> _Short problem_: Your answer should be a single number: the count of lines that include "this".
--- BEGIN Supplied data ---
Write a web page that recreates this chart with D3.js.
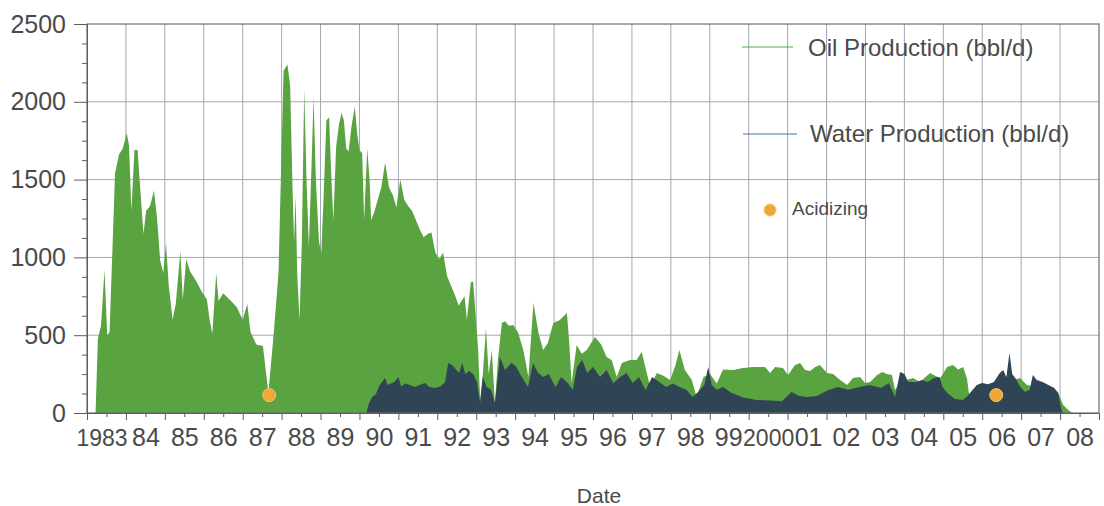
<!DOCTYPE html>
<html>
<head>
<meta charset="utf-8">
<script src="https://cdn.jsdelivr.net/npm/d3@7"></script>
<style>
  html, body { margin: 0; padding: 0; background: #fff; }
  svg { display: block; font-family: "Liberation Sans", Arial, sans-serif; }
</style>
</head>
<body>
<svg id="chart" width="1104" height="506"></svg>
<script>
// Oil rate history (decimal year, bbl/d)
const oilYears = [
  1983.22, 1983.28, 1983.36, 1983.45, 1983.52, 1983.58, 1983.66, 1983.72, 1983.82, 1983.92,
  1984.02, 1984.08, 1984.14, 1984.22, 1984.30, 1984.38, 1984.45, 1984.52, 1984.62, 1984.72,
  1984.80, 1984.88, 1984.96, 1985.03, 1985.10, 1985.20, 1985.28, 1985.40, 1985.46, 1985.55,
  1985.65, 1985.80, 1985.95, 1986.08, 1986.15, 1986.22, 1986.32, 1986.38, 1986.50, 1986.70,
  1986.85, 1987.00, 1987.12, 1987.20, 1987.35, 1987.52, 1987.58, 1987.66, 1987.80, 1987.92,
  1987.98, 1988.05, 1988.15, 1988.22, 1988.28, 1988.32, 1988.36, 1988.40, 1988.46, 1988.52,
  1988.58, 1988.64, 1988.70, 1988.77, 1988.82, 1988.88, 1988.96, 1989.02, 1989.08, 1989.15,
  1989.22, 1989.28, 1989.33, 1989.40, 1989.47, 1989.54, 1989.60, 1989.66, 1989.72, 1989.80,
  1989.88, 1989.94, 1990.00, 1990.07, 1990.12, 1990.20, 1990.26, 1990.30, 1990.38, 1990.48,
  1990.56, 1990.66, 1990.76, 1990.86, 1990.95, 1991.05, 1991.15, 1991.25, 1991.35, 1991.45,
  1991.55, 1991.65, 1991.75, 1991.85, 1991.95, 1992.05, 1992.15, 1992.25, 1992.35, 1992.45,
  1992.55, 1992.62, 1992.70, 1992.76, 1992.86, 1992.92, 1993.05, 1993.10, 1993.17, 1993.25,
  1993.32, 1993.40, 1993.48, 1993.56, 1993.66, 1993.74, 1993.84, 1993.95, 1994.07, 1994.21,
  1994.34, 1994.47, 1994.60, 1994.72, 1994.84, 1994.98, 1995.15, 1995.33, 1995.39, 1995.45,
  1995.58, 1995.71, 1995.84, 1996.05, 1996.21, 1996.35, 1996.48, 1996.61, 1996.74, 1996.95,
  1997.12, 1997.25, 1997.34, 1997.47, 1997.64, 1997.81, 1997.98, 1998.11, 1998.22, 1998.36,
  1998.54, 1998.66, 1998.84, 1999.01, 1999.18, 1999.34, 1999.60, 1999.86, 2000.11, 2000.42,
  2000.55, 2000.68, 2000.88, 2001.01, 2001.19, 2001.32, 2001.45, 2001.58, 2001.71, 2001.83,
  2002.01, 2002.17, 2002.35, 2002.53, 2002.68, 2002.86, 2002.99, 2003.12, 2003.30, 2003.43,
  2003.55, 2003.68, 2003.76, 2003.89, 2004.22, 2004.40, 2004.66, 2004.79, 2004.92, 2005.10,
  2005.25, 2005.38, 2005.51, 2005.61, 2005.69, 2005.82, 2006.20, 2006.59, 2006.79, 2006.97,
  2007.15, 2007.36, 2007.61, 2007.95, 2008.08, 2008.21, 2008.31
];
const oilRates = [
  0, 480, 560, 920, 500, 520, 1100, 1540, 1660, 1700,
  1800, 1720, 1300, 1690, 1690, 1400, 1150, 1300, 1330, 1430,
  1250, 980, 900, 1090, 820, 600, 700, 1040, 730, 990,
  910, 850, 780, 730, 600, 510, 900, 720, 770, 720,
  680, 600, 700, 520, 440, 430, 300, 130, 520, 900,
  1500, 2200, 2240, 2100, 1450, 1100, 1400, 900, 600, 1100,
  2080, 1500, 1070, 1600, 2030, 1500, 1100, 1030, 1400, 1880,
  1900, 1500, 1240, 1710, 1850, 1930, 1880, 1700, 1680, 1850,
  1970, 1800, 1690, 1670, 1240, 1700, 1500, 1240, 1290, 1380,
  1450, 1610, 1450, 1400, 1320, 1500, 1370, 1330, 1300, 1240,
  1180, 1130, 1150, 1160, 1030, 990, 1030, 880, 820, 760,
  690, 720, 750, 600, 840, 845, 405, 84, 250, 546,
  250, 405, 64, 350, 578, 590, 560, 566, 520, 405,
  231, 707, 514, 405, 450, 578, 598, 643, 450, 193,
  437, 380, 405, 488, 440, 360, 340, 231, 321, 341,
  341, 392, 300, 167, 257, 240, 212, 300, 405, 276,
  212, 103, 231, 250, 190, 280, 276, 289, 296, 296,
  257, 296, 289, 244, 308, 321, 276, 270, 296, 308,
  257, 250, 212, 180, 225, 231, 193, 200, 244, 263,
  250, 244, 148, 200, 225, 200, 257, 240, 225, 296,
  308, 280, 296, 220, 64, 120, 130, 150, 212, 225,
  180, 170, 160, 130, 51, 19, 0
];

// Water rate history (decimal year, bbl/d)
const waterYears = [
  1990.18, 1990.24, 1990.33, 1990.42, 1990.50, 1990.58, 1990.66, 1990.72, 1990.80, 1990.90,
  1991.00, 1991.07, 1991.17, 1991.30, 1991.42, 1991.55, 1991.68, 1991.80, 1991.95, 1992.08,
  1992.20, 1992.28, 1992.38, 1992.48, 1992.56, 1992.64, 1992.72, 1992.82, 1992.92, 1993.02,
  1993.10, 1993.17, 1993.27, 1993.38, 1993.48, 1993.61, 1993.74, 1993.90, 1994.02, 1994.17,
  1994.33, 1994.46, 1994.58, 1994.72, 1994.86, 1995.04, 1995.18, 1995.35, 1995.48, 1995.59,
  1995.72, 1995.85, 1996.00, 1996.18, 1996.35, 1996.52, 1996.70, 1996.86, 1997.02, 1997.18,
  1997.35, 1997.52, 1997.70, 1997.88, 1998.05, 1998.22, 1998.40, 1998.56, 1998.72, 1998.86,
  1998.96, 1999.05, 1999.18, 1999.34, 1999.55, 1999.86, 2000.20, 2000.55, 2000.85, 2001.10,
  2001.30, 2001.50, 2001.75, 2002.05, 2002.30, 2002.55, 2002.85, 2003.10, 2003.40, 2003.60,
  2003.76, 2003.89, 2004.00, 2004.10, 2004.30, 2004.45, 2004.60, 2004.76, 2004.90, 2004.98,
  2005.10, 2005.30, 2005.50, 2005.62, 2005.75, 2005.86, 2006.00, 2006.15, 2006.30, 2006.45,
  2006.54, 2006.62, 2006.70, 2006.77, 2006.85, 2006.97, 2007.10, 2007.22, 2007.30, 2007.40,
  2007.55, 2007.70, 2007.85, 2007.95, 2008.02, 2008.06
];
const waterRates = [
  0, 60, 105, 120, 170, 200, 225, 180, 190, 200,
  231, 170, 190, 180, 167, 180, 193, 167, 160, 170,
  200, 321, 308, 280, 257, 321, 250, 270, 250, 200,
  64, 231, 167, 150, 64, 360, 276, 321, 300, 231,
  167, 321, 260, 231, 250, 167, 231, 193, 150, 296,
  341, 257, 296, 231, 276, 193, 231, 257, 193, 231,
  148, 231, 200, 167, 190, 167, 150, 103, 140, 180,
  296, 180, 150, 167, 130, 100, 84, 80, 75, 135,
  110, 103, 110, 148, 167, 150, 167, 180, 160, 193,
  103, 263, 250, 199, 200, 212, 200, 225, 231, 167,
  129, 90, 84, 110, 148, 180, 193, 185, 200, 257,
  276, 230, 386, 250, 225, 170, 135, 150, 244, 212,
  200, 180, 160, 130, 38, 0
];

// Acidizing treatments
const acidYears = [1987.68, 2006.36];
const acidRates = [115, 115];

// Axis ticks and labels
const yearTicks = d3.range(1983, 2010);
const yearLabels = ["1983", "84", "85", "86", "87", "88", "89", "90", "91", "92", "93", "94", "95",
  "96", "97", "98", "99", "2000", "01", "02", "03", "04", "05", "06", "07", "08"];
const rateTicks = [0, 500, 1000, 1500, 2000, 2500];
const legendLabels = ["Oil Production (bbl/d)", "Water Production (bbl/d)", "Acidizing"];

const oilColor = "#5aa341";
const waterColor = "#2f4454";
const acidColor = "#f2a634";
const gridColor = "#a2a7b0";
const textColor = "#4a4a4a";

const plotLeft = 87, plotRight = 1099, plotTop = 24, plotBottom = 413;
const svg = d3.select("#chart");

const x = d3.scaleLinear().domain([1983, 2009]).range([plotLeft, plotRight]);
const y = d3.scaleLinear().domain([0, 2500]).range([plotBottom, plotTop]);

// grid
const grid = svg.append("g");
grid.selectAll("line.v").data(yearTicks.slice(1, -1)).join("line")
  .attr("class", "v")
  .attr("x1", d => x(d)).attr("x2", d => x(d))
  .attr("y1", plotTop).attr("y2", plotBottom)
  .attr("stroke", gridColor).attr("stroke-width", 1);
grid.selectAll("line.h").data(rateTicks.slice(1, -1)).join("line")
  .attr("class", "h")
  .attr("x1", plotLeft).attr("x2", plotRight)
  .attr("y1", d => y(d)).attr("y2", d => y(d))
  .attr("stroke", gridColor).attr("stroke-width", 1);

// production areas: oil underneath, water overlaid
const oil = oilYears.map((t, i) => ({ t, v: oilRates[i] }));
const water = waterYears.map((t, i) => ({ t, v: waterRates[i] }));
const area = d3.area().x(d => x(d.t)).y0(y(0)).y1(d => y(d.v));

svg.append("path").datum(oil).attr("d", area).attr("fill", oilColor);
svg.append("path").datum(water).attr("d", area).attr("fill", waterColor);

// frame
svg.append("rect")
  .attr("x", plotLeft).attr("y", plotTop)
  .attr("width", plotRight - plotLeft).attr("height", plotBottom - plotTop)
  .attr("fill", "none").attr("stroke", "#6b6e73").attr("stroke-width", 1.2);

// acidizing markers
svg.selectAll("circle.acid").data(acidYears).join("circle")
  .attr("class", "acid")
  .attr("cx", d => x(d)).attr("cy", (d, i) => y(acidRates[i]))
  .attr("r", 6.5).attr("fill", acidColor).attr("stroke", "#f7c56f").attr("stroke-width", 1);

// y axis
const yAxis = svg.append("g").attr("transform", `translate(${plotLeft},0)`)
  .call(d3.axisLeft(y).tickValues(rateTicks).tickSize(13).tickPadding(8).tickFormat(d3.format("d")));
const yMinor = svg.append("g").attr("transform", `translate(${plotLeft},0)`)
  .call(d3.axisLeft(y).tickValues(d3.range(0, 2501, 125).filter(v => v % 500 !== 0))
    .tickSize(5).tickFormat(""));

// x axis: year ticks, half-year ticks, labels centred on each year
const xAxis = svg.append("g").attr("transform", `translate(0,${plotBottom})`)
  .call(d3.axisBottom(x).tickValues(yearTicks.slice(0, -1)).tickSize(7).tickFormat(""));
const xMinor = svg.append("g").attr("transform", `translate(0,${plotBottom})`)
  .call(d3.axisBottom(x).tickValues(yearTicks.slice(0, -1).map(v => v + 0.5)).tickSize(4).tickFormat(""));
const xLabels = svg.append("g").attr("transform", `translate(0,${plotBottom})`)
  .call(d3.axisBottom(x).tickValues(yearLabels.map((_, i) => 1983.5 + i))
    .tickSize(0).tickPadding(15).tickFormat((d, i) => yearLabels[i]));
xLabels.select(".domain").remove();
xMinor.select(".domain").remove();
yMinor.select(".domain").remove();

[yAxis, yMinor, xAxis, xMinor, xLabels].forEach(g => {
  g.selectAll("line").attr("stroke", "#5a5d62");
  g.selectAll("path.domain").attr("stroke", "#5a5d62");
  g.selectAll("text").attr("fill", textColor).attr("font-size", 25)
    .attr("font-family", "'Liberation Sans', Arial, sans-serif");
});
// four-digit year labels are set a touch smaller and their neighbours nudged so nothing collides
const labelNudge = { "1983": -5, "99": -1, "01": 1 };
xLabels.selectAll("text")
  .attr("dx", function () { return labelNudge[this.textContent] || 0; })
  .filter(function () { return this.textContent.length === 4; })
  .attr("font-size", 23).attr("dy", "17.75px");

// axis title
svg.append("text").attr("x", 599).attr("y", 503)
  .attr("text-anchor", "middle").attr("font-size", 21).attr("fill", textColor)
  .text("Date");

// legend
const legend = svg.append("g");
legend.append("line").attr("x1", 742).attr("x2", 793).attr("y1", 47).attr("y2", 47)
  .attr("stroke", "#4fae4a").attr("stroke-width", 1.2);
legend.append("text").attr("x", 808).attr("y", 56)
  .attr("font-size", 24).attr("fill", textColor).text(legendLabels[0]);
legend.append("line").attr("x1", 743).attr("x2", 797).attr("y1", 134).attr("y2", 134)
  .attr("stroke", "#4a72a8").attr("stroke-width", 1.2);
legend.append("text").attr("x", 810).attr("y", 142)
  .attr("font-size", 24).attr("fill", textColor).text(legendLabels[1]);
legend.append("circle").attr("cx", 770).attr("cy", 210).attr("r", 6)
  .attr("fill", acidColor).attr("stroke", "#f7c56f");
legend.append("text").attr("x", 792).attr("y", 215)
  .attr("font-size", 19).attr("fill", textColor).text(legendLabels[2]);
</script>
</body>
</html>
--- END Supplied data ---
> _Finished exercise_: 3